Can you find a single instance where the rule has been applied in the fashion you suggest it has?
Every instance, pre-2015. The catch process is what determined whether a player was going to the ground as a
runner or as a
receiver. If he completed the catch process, he was going to the ground as a runner, and all the rules that apply to runners applied to him. (If the ball came loose and he hadn't been contacted it would be a fumble, for example). If he didn't complete the catch process, then he was going to the ground as a receiver, and the rules that apply to receivers applied to him. (If the ball came loose on contact with the ground it would be an incomplete pass, for example).
The important thing when you watch those videos is to listen to Blandino's words. His focus throughout is on the
catch process. Nowhere does he say that the catch process has been negated by a player going to the ground. Here's the full transcript:
Blandino, Sept 2013:
This is something that we've worked really hard at to educate people in terms of the catch process. It seems like we're talking about a Calvin Johnson play every season, but I guess when you catch as many passes as he does, it's bound to happen. So let's look at the play from week 1, the Minnesota-Detroit game, where Calvin is going to the ground in the process of making the catch.
The process of the catch is a three-part process: control, two feet down, and then have the ball long enough to perform an act common to the game. If you can perform all three parts, in that order, you have a catch. If not, and you're going to the ground, you must control the ball when you hit the ground. Watch what happens when Calvin hits the ground. The ball comes loose. He did not have both feet down prior to reaching for the goal line. So this is all one process. This is an incomplete pass.
In the above, there is no language about going to the ground superseding the catch process,as you claim it did in 2013. On the contrary, the emphasis is on the importance of
completing the three parts of the catch process. If the catch process were truly negated by the fact that Johnson was going to the ground, Blandino would have simply said so. He would not have pointed out that Johnson didn't get his second foot down, because it wouldn't matter. Back to Blandino's commments...
Now I'll show you the difference. Let's go to Julius Thomas this week against the Giants. Watch what Julius does. He's gonna get control, take several steps, and then reach the ball out for the goal line. Here's the replay. Control at this point. Take two steps. And now reach for the goal line. He has established himself as a runner. He's reaching the ball for the goal line, and we know when a runner breaks the plane of the goal line with the football , it is a touchdown. So that is an example of a catch, because he was not going to the ground in the process of making the catch.
Thomas was a runner, and Johnson wasn't. Blandino tells us that this distinction isn't arbitrary, and that it is determined by the catch process. They both controlled the ball (part 1), and they both reached (part 3). But Johnson didn't get both feet down (part 2), so he didn't perform all three parts of the catch process. Thomas did get both feet down.
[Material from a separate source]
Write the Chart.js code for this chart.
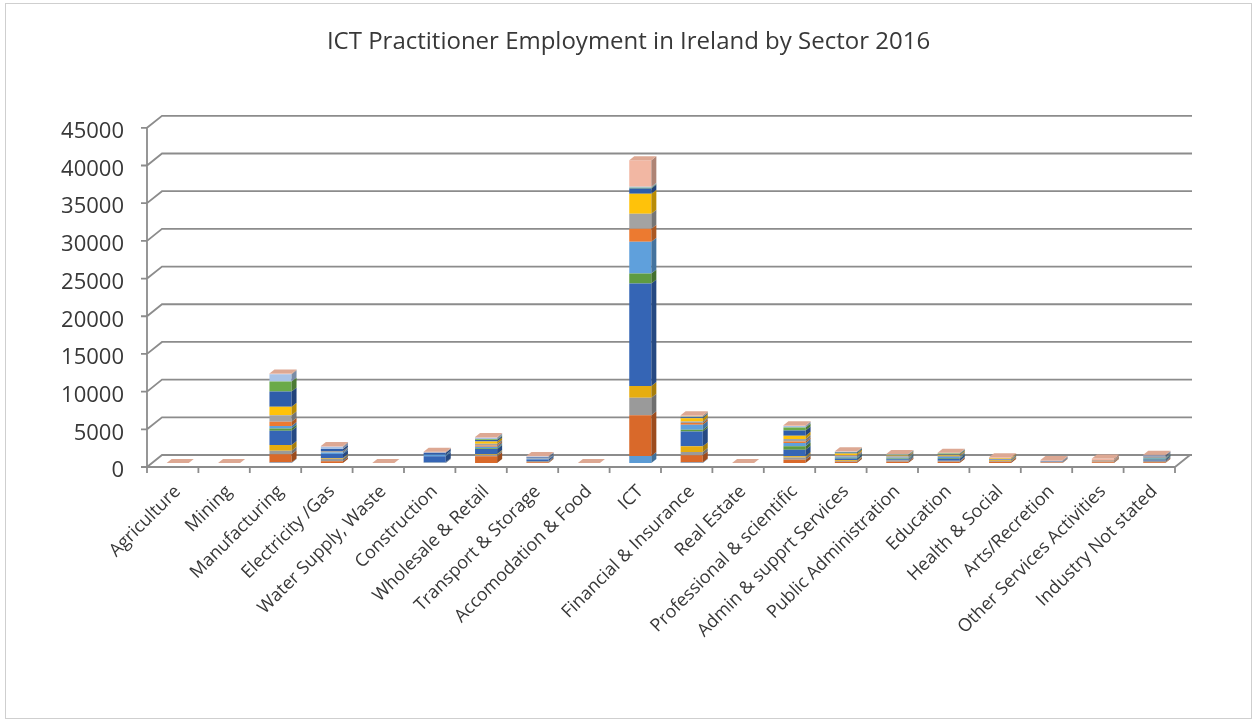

That means he established himself as a runner.
You're thinking that (under pre-2015 rules) once a player started going to the ground that the catch process didn't matter. That's why people are telling you that you've got it backwards. Back then, the catch process was everything. If you completed the catch process before going to the ground (not "starting" to go to the ground, but actually meeting
terra firma), then you were considered a runner.
When they changed to rule to "upright long enough," Perreira's comment was "
We should be relieved of people talking about the process of the catch." He understood that the catch process would no longer be a part of the discussion, and he was right.